Sou fotógrafo e sou um amante da minha cidade — dos seus recantos esquecidos, das paredes gastas pelo tempo, dos becos onde o sol hesita em entrar. A cidade vive e respira em mim, e é através da fotografia que retribuo esse pulsar. Não procuro os postais turísticos nem os grandes marcos conhecidos. Procuro as sombras. É nelas que a cidade me fala mais alto.
As sombras não são apenas ausência de luz — são vestígios, memórias, movimentos suspensos. São mapas que o tempo desenha sobre a pele da cidade. Numa parede manchada pela sombra de um varal, vejo a presença de quem ali vive. Num chão riscado pelas sombras da tarde, sinto a passagem do tempo que não volta. São momentos que ninguém vê, mas que eu procuro com olhos atentos e coração aberto.
A minha câmara não capta apenas imagens. Ela escuta. Ela espera. Há uma escuta ativa no acto de fotografar sombras — é preciso estar, demorar-se, deixar que a cidade se revele aos poucos. E quando o faz, é sempre com delicadeza, como um segredo sussurrado ao ouvido.

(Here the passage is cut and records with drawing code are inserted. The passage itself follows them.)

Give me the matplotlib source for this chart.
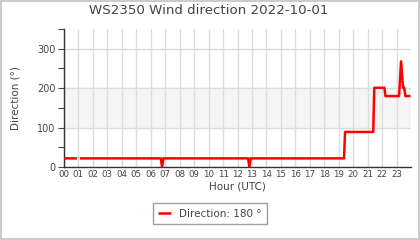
import numpy as np
import matplotlib
matplotlib.use("Agg")
import matplotlib.pyplot as plt
import matplotlib.ticker as mticker

# Wind direction readings (hour of day UTC, degrees); NaN marks a gap
hours = [0.0, 0.9, np.nan, 1.12, 6.7, 6.79, 6.88, 12.73, 12.82, 12.91,
         19.36, 19.43, 21.38, 21.45, 22.15, 22.22, 23.16, 23.3, 23.44,
         23.52, 23.6, 23.95]
direction = [22, 22, np.nan, 22, 22, 0, 22, 22, 0, 22,
             22, 89, 89, 201, 201, 180, 180, 268, 201,
             201, 180, 180]
hour_labels = [f"{h:02d}" for h in range(24)]
last_value = 180

TEXT = "#444444"
GRID = "#dddddd"
BAND = "#f5f5f5"
LINE = "#ff0000"

plt.rcParams["font.family"] = "DejaVu Sans"

fig = plt.figure(figsize=(4.2, 2.4), dpi=100, facecolor="white",
                 edgecolor="#cccccc", linewidth=1.5)
ax = fig.add_axes([0.152, 0.304, 0.827, 0.575])

ax.axhspan(100, 200, color=BAND, zorder=0)
for h in range(24):
    ax.axvline(h, color=GRID, linewidth=1, zorder=1)
for v in (100, 200, 300):
    ax.axhline(v, color=GRID, linewidth=1, zorder=1)

line, = ax.plot(hours, direction, color=LINE, linewidth=1.8, zorder=3,
                solid_capstyle="butt",
                label=f"Direction: {last_value} \u00b0")

ax.set_xlim(0, 24)
ax.set_ylim(0, 350)
ax.set_xticks(range(24))
ax.set_xticklabels(hour_labels)
ax.yaxis.set_major_locator(mticker.MultipleLocator(100))
ax.yaxis.set_minor_locator(mticker.MultipleLocator(50))
ax.tick_params(axis="x", length=0, pad=2, labelsize=6.2, colors=TEXT)
ax.tick_params(axis="y", which="both", length=4, width=0.8, pad=2,
               labelsize=7, colors=TEXT)

for s in ("top", "right"):
    ax.spines[s].set_visible(False)
for s in ("left", "bottom"):
    ax.spines[s].set_color("#333333")
    ax.spines[s].set_linewidth(1)

ax.set_xlabel("Hour (UTC)", fontsize=7.5, color=TEXT, labelpad=2)
ax.set_ylabel("Direction (\u00b0)", fontsize=7.5, color=TEXT, labelpad=12)
fig.text(0.498, 0.955, "WS2350 Wind direction 2022-10-01", ha="center",
         va="center", fontsize=9.6, color=TEXT)

fig.legend(handles=[line], loc="center", bbox_to_anchor=(0.5, 0.11),
           fontsize=7.5, frameon=True, fancybox=False, edgecolor="#888888",
           handlelength=1.2, borderpad=0.5, labelcolor=TEXT)

fig.savefig("out.png", dpi=100, facecolor="white", edgecolor="#cccccc")
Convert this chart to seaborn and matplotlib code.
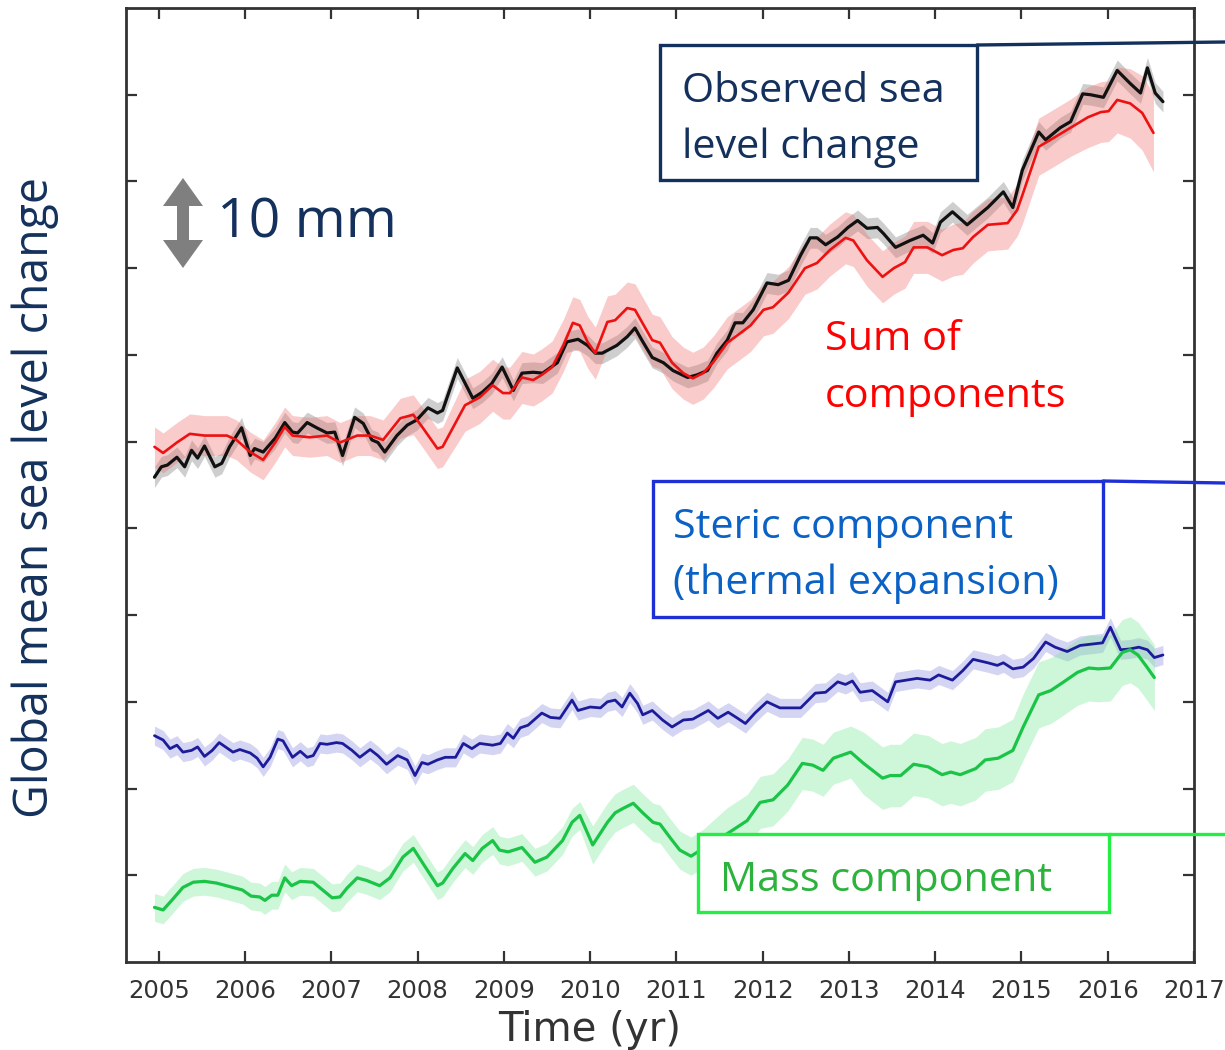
import matplotlib
matplotlib.use("Agg")
import matplotlib.pyplot as plt
import seaborn as sns
import numpy as np
from matplotlib.patches import Rectangle, Polygon
from matplotlib.lines import Line2D

# observed GMSL (mm), black
obs_t = [2004.95, 2005.03, 2005.10, 2005.21, 2005.30, 2005.38, 2005.45, 2005.53, 2005.65, 2005.73,
         2005.82, 2005.96, 2006.06, 2006.11, 2006.21, 2006.35, 2006.46, 2006.55, 2006.61, 2006.72,
         2006.83, 2006.95, 2007.04, 2007.13, 2007.27, 2007.37, 2007.47, 2007.54, 2007.62, 2007.76,
         2007.88, 2007.99, 2008.12, 2008.23, 2008.29, 2008.46, 2008.64, 2008.75, 2008.86, 2008.98,
         2009.11, 2009.21, 2009.34, 2009.45, 2009.62, 2009.73, 2009.86, 2009.97, 2010.06, 2010.14,
         2010.31, 2010.43, 2010.52, 2010.60, 2010.72, 2010.85, 2010.96, 2011.13, 2011.24, 2011.36,
         2011.47, 2011.59, 2011.68, 2011.77, 2011.89, 2012.05, 2012.18, 2012.30, 2012.44, 2012.55,
         2012.63, 2012.73, 2012.87, 2012.99, 2013.10, 2013.21, 2013.33, 2013.40, 2013.54, 2013.71,
         2013.86, 2013.97, 2014.06, 2014.20, 2014.37, 2014.61, 2014.79, 2014.90, 2015.01, 2015.20,
         2015.28, 2015.45, 2015.57, 2015.71, 2015.80, 2015.95, 2016.11, 2016.26, 2016.38, 2016.46,
         2016.55, 2016.64]
obs_mm = [45.9, 47.1, 47.3, 48.2, 47.1, 49.0, 48.1, 49.5, 47.1, 47.5,
          49.4, 51.6, 48.4, 49.2, 48.8, 50.4, 52.2, 51.1, 51.0, 52.2,
          51.6, 51.0, 51.1, 48.4, 52.8, 52.1, 50.2, 49.9, 48.8, 50.7,
          51.9, 52.5, 53.9, 53.3, 53.6, 58.5, 55.0, 55.7, 56.7, 58.6,
          55.9, 57.9, 58.0, 57.9, 59.1, 61.5, 61.8, 61.1, 60.2, 60.2,
          61.1, 62.1, 63.1, 61.7, 59.7, 59.1, 58.2, 57.4, 57.7, 58.2,
          60.2, 61.7, 63.7, 63.7, 65.2, 68.3, 68.1, 68.6, 71.5, 73.5,
          73.5, 72.7, 73.6, 74.7, 75.5, 74.6, 74.7, 74.0, 72.4, 73.2,
          73.8, 72.9, 75.3, 76.5, 75.0, 77.0, 78.8, 77.0, 81.3, 85.7,
          84.8, 86.2, 86.9, 90.1, 90.0, 89.7, 92.8, 91.3, 90.2, 93.1,
          90.2, 89.2]
obs_err = 1.2

# sum of components, red
sum_t = [2004.95, 2005.05, 2005.21, 2005.36, 2005.53, 2005.79, 2005.90, 2006.06, 2006.21, 2006.35,
         2006.46, 2006.55, 2006.75, 2006.95, 2007.10, 2007.30, 2007.45, 2007.60, 2007.80, 2007.95,
         2008.06, 2008.23, 2008.29, 2008.55, 2008.72, 2008.87, 2008.99, 2009.07, 2009.21, 2009.34,
         2009.44, 2009.56, 2009.69, 2009.80, 2009.88, 2009.97, 2010.06, 2010.20, 2010.29, 2010.43,
         2010.52, 2010.60, 2010.72, 2010.81, 2010.95, 2011.08, 2011.19, 2011.31, 2011.43, 2011.59,
         2011.74, 2011.86, 2012.01, 2012.12, 2012.30, 2012.49, 2012.63, 2012.78, 2012.96, 2013.05,
         2013.21, 2013.39, 2013.52, 2013.65, 2013.75, 2013.91, 2014.08, 2014.21, 2014.32, 2014.44,
         2014.61, 2014.84, 2014.95, 2015.01, 2015.20, 2015.37, 2015.57, 2015.77, 2015.92, 2016.01,
         2016.11, 2016.26, 2016.40, 2016.53]
sum_mm = [49.4, 48.7, 49.9, 50.9, 50.7, 50.7, 50.2, 48.8, 47.9, 49.9,
          51.7, 50.7, 50.5, 50.7, 49.9, 50.7, 50.7, 50.2, 52.7, 53.1,
          51.6, 49.2, 49.4, 54.2, 55.1, 56.5, 55.6, 55.6, 57.4, 57.1,
          57.7, 58.6, 61.1, 63.7, 63.4, 61.5, 60.2, 63.8, 64.0, 65.4,
          65.2, 63.8, 61.7, 61.4, 59.1, 57.9, 57.3, 57.9, 59.2, 61.4,
          62.5, 63.4, 65.2, 65.5, 67.2, 70.0, 70.6, 72.1, 73.5, 73.2,
          70.9, 69.0, 70.0, 70.7, 72.4, 72.4, 71.5, 72.1, 72.3, 73.6,
          75.0, 75.2, 76.7, 78.4, 84.0, 85.0, 86.2, 87.4, 88.0, 88.1,
          89.4, 89.0, 87.9, 85.6]
sum_err = [2.3] * 23 + [3.0] * 50 + [3.3, 3.3, 3.3, 3.3, 3.5, 3.5, 3.5, 3.8, 4.0, 4.3, 4.5]

# steric component, blue
ste_t = [2004.95, 2005.05, 2005.13, 2005.21, 2005.28, 2005.38, 2005.45, 2005.53, 2005.62, 2005.70,
         2005.86, 2005.94, 2006.06, 2006.14, 2006.21, 2006.29, 2006.38, 2006.44, 2006.55, 2006.64,
         2006.72, 2006.79, 2006.87, 2006.95, 2007.06, 2007.13, 2007.24, 2007.33, 2007.45, 2007.54,
         2007.64, 2007.77, 2007.88, 2007.97, 2008.05, 2008.12, 2008.23, 2008.32, 2008.44, 2008.53,
         2008.63, 2008.72, 2008.87, 2008.96, 2009.04, 2009.11, 2009.19, 2009.28, 2009.44, 2009.54,
         2009.65, 2009.79, 2009.86, 2010.00, 2010.12, 2010.20, 2010.29, 2010.37, 2010.46, 2010.55,
         2010.61, 2010.72, 2010.84, 2010.95, 2011.08, 2011.19, 2011.37, 2011.48, 2011.60, 2011.71,
         2011.80, 2011.91, 2012.05, 2012.20, 2012.44, 2012.61, 2012.73, 2012.87, 2012.96, 2013.04,
         2013.13, 2013.27, 2013.45, 2013.54, 2013.79, 2013.94, 2014.04, 2014.20, 2014.32, 2014.44,
         2014.61, 2014.72, 2014.79, 2014.90, 2015.02, 2015.14, 2015.28, 2015.39, 2015.53, 2015.68,
         2015.94, 2016.03, 2016.15, 2016.26, 2016.36, 2016.46, 2016.54, 2016.64]
ste_mm = [16.1, 15.6, 14.6, 15.0, 14.2, 14.4, 14.8, 13.7, 14.4, 15.3,
          14.2, 14.5, 14.1, 13.5, 12.5, 13.6, 15.7, 15.5, 13.6, 14.3,
          13.6, 13.8, 15.2, 15.1, 15.3, 15.2, 14.4, 13.6, 14.5, 13.8,
          12.8, 13.8, 13.3, 11.5, 13.0, 12.8, 13.3, 13.6, 13.6, 15.2,
          14.6, 15.2, 15.0, 15.2, 16.4, 15.8, 17.0, 17.3, 18.7, 18.2,
          18.1, 20.2, 19.0, 19.4, 19.3, 20.0, 20.2, 19.4, 21.0, 19.8,
          18.5, 19.0, 17.9, 17.1, 17.9, 18.0, 19.0, 18.1, 18.8, 18.1,
          17.5, 18.7, 20.0, 19.3, 19.3, 21.0, 21.1, 22.3, 22.0, 22.4,
          21.1, 21.3, 20.0, 22.3, 22.7, 22.5, 23.1, 22.5, 23.6, 24.9,
          24.5, 24.2, 24.5, 23.8, 24.0, 25.0, 26.9, 26.3, 25.8, 26.5,
          26.8, 28.6, 26.0, 26.1, 26.3, 26.0, 25.1, 25.4]
ste_err = 1.1

# mass component, green
mas_t = [2004.95, 2005.05, 2005.15, 2005.28, 2005.40, 2005.53, 2005.67, 2005.82, 2005.97, 2006.07,
         2006.17, 2006.23, 2006.31, 2006.38, 2006.46, 2006.54, 2006.64, 2006.79, 2006.90, 2007.01,
         2007.10, 2007.18, 2007.30, 2007.41, 2007.56, 2007.68, 2007.83, 2007.95, 2008.06, 2008.23,
         2008.29, 2008.41, 2008.55, 2008.64, 2008.75, 2008.87, 2008.95, 2009.05, 2009.21, 2009.36,
         2009.50, 2009.68, 2009.79, 2009.88, 2010.03, 2010.20, 2010.29, 2010.38, 2010.50, 2010.61,
         2010.73, 2010.81, 2010.93, 2011.04, 2011.17, 2011.31, 2011.59, 2011.82, 2011.97, 2012.12,
         2012.29, 2012.46, 2012.58, 2012.70, 2012.82, 2013.02, 2013.17, 2013.39, 2013.48, 2013.60,
         2013.75, 2013.92, 2014.08, 2014.18, 2014.29, 2014.47, 2014.58, 2014.73, 2014.90, 2015.02,
         2015.20, 2015.34, 2015.49, 2015.65, 2015.78, 2015.89, 2016.03, 2016.17, 2016.26, 2016.35,
         2016.44, 2016.54]
mas_mm = [-3.7, -4.0, -2.9, -1.4, -0.8, -0.7, -0.9, -1.3, -1.7, -2.4,
          -2.5, -2.9, -2.3, -2.3, -0.3, -1.2, -0.7, -0.8, -1.7, -2.6,
          -2.5, -1.5, -0.3, -0.6, -1.2, -0.3, 2.1, 3.1, 1.4, -1.2,
          -0.9, 0.8, 2.5, 1.7, 3.1, 4.0, 2.9, 2.7, 3.2, 1.5,
          2.1, 4.0, 6.1, 6.9, 3.5, 6.1, 7.2, 7.7, 8.3, 7.2,
          6.1, 5.9, 4.3, 2.9, 2.2, 3.1, 4.8, 6.3, 8.4, 8.7,
          10.4, 12.9, 12.7, 12.1, 13.5, 14.2, 12.9, 11.2, 11.5, 11.5,
          12.8, 12.5, 11.6, 11.9, 11.6, 12.3, 13.3, 13.5, 14.4, 17.1,
          20.8, 21.3, 22.3, 23.4, 23.9, 23.8, 23.9, 25.7, 26.0, 25.4,
          24.2, 22.8]
mas_err = [1.6] * 44 + [2.2] * 12 + [3.0] * 10 + [3.6] * 13 + [3.8] * 13

year_ticks = list(range(2005, 2018))
mm_ticks = [0, 10, 20, 30, 40, 50, 60, 70, 80, 90]

W, H = 1225, 1050
def fx(px):
    return px / W
def fy(py):
    return 1 - py / H

sns.set_style("ticks")
plt.rcParams['font.family'] = ['DejaVu Sans']

navy = '#13315c'
fig = plt.figure(figsize=(W / 100, H / 100), dpi=100)
ax = fig.add_axes([fx(126), fy(962), (1194 - 126) / W, (962 - 8) / H])

series = [
    (obs_t, obs_mm, obs_err, '#111111', '#8c8c8c', 0.42, 2.3),
    (sum_t, sum_mm, sum_err, '#ee1111', '#ef7070', 0.36, 1.9),
    (ste_t, ste_mm, ste_err, '#1c1c9a', '#8f8fe0', 0.38, 2.0),
    (mas_t, mas_mm, mas_err, '#19c447', '#7ee89a', 0.38, 2.3),
]
for t, v, e, lc, bc, a, lw in series:
    v_arr = np.array(v)
    ax.fill_between(t, v_arr - e, v_arr + e, color=bc, alpha=a, lw=0)
for t, v, e, lc, bc, a, lw in series:
    sns.lineplot(x=t, y=v, ax=ax, color=lc, linewidth=lw, errorbar=None, sort=False)

ax.set_xlim(2004.62, 2017.0)
ax.set_ylim(-10, 100)
ax.set_xticks(year_ticks)
ax.set_yticks(mm_ticks)
ax.set_yticklabels([])
ax.tick_params(axis='both', direction='in', length=8, width=1.6, color='#333333',
               top=True, right=True)
ax.tick_params(axis='x', labelsize=17.5, labelcolor='#333333', pad=12)
for s in ax.spines.values():
    s.set_color('#333333')
    s.set_linewidth(2.0)
ax.set_xlabel('Time (yr)', fontsize=29, color='#333333')
ax.xaxis.set_label_coords((590 - 126) / 1068, -0.05)
ax.set_ylabel('')

sans = ['Open Sans', 'DejaVu Sans']
fig.text(fx(35), fy(497), 'Global mean sea level change', rotation=90, ha='center', va='center',
         fontsize=33.5, color=navy, family=sans)

# 10 mm scale arrow
cx, top, bot, hw, hl, sw = 183, 178, 268, 20, 28, 6
arrow = Polygon([(fx(cx), fy(top)), (fx(cx + hw), fy(top + hl)), (fx(cx + sw), fy(top + hl)),
                 (fx(cx + sw), fy(bot - hl)), (fx(cx + hw), fy(bot - hl)), (fx(cx), fy(bot)),
                 (fx(cx - hw), fy(bot - hl)), (fx(cx - sw), fy(bot - hl)), (fx(cx - sw), fy(top + hl)),
                 (fx(cx - hw), fy(top + hl))], closed=True, transform=fig.transFigure,
                fc='#7f7f7f', ec='none', zorder=6)
fig.add_artist(arrow)
fig.text(fx(217), fy(238), '10 mm', ha='left', va='baseline', fontsize=39.8, color=navy, family=sans)

# label boxes with leader lines
boxes = [
    ((660, 45, 977, 180), navy, navy, ['Observed sea', 'level change'], [102, 158], 682, 42),
    ((653, 481, 1103, 617), '#1f2fd6', '#0b62c4', ['Steric component', '(thermal expansion)'], [538, 594], 673, 483),
    ((698, 834, 1109, 912), '#22ee44', '#2bb33c', ['Mass component'], [891], 720, 834),
]
for (x0, y0, x1, y1), ec, tc, lines, bases, tx, lead_y in boxes:
    fig.add_artist(Rectangle((fx(x0), fy(y1)), (x1 - x0) / W, (y1 - y0) / H, transform=fig.transFigure,
                             fc='white', ec=ec, lw=2.4, zorder=5))
    fig.add_artist(Line2D([fx(x1), fx(1225)], [fy(y0), fy(lead_y)], transform=fig.transFigure,
                          color=ec, lw=2.4, zorder=5))
    for txt, b in zip(lines, bases):
        fig.text(fx(tx), fy(b), txt, ha='left', va='baseline', fontsize=29.8, color=tc,
                 family=sans, zorder=7)

fig.text(fx(825), fy(350), 'Sum of', ha='left', va='baseline', fontsize=29.8, color='#ff0000', family=sans)
fig.text(fx(825), fy(407), 'components', ha='left', va='baseline', fontsize=29.8, color='#ff0000', family=sans)

fig.savefig('out.png', dpi=100, facecolor='white')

Fotografar as sombras é, para mim, uma forma de reconhecer que há beleza no que se esconde, no que é discreto. Há uma dignidade silenciosa nesses traços fugidios. As sombras mudam, movem-se, dissolvem-se. Tal como os sentimentos que nutrimos pelas coisas que nos tocam profundamente — não precisam ser gritados, basta senti-los.
Fotografar as sombras da cidade nasceu do desejo de estar mais perto da sua alma. De manhã cedo, ao entardecer, nos dias nublados ou de sol rasante, caminho sem destino certo. E a cada esquina, descubro vestígios de luz e sombra que contam histórias íntimas da vida urbana. São poemas visuais sobre a impermanência, sobre o silêncio, sobre tudo aquilo que passa despercebido.
Neste gesto contínuo de observar e registar, construo um diário visual do meu amor pela cidade. Um amor feito de respeito, escuta e atenção. Porque, no fundo, amar é isso: procurar o outro no seu estado mais genuíno. E nas sombras da cidade, eu encontro a sua verdade.